Lenin was not backward in this sordid competition to capture and use the man who was mentally unhinged and had all the mannerisms of a con man. The reason was obvious: Capon had obviously a special gift to capture popular imagination and to lead the masses. He had spoken to, inspired, and led thousands of workers. Lenin had once addressed fifteen Russian workers, he recalled ruefully in 1904. In the wake of the Bloody Sunday he wondered whether the "little father" was despite his shady past a genuine Christian Socialist, a representative of the young and more progressive clergy (Gapon was Lenin's age). Soon he became more affirmative: "Facts have decided in favor of Capon." And in a tribute to Capon's movement, he asks, and this has an eloquence of its own: "Can the Social Democrats seize this spontaneous movement?"

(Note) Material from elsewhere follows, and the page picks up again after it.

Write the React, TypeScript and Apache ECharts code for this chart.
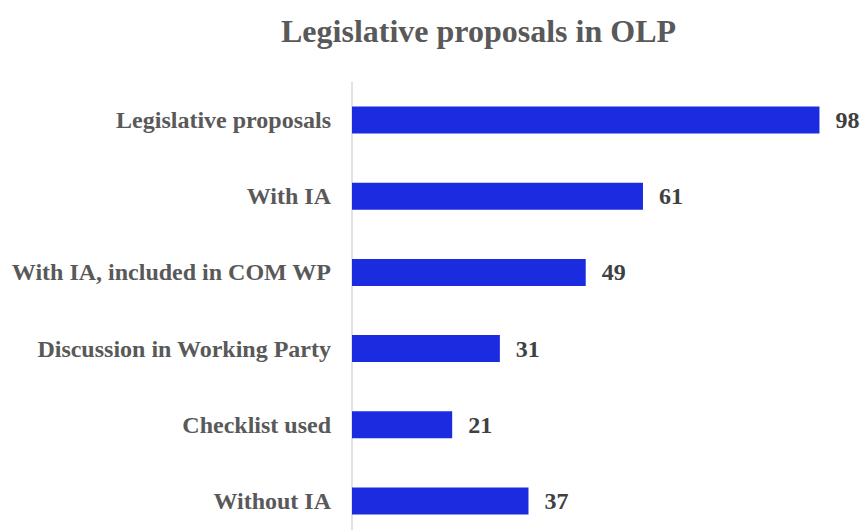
import React, { useEffect, useRef } from "react";
import * as echarts from "echarts";

const categories = [
  "Legislative proposals",
  "With IA",
  "With IA, included in COM WP",
  "Discussion in Working Party",
  "Checklist used",
  "Without IA",
];
const values = [98, 61, 49, 31, 21, 37];
const titleText = "Legislative proposals in OLP";

const FONT = "'Times New Roman', 'Liberation Serif', serif";

export default function App() {
  const ref = useRef<HTMLDivElement>(null);
  useEffect(() => {
    if (!ref.current) return;
    const chart = echarts.init(ref.current, undefined, { renderer: "svg" });
    chart.setOption({
      animation: false,
      backgroundColor: "#ffffff",
      title: {
        text: titleText,
        left: 276,
        top: 10,
        textStyle: {
          fontFamily: FONT,
          fontWeight: "bold",
          fontSize: 32,
          color: "#595959",
        },
      },
      grid: {
        left: 352,
        width: 477,
        top: 82,
        height: 457,
        containLabel: false,
        outerBoundsMode: "none",
      },
      xAxis: {
        type: "value",
        min: 0,
        max: 100,
        show: false,
      },
      yAxis: {
        type: "category",
        data: categories,
        inverse: true,
        axisLine: { show: true, lineStyle: { color: "#d9d9d9", width: 1.5 } },
        axisTick: { show: false },
        axisLabel: {
          margin: 21,
          fontFamily: FONT,
          fontWeight: "bold",
          fontSize: 24,
          color: "#595959",
        },
      },
      series: [
        {
          type: "bar",
          data: values,
          barWidth: 27,
          itemStyle: { color: "#1b2be0" },
          label: {
            show: true,
            position: "right",
            distance: 16,
            fontFamily: FONT,
            fontWeight: "bold",
            fontSize: 24,
            color: "#404040",
          },
        },
      ],
    });
    return () => chart.dispose();
  }, []);
  return (
    <div
      ref={ref}
      style={{ position: "absolute", left: 0, top: 0, width: 864, height: 530 }}
    />
  );
}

But it proved to be impossible to ensnare Capon. He started by playing the role of the leader of all the revolutionary parties. When that proved impractical he announced his conversion to Social Democracy and held a series of conferences with Lenin. To his credit, Plekhanov viewed the whole plot with distaste and skepticism. When the "little father" announced his conversion and repaired to Plekhanov, the still acknowledged pope of the Russian Marxists, the latter told him not to speak nonsense but to read some books and find out what Marxism was about. Some days later he met Gapon on the street. Asked how his education was progressing the "little father" announced his return to the Socialist Revolutionaries; there, he explained, one did not have to read dull books; the Socialist Revolutionaries instructed him in such interesting occupations as shooting, riding, making bombs, and the like. Plekhanov, for once living up to his reputation as a wit, informed Gapon that the perfidious Socialist Revolutionaries were withholding from him their greatest secret. Like most of his kind Gapon was inordinately suspicious and he begged to be let in on the secret. Why, how to fly in a balloon, said Plekhanov with a straight face. The "little father" glared and there was no more question of his accession to the Social Democrats. The circumstances of Gapon's death do not reflect credit on the revolutionary movement. He soon returned to Russia, but it proved impossible for him to resume his previous role. He entered into negotiations with the police. Informed about this by his guardian angel Rutenberg, the Central Committee of the Socialist Revolutionaries passed a sentence of death on the man who had deceived their hopes.

Even by the strict revolutionary code there was scant justification for this decision: Gapon had not as yet betrayed any revolutionaries and a public warning rather than an execution was in order. Rutenberg, who had grown fond of this strange man, had to arrange the assassination of his friend. After the deed the Central Committee compounded its unsavory role by issuing a public denial of its complicity in the murder. All in all, the Social Democrats could congratulate themselves on their failure to win Capon to their cause.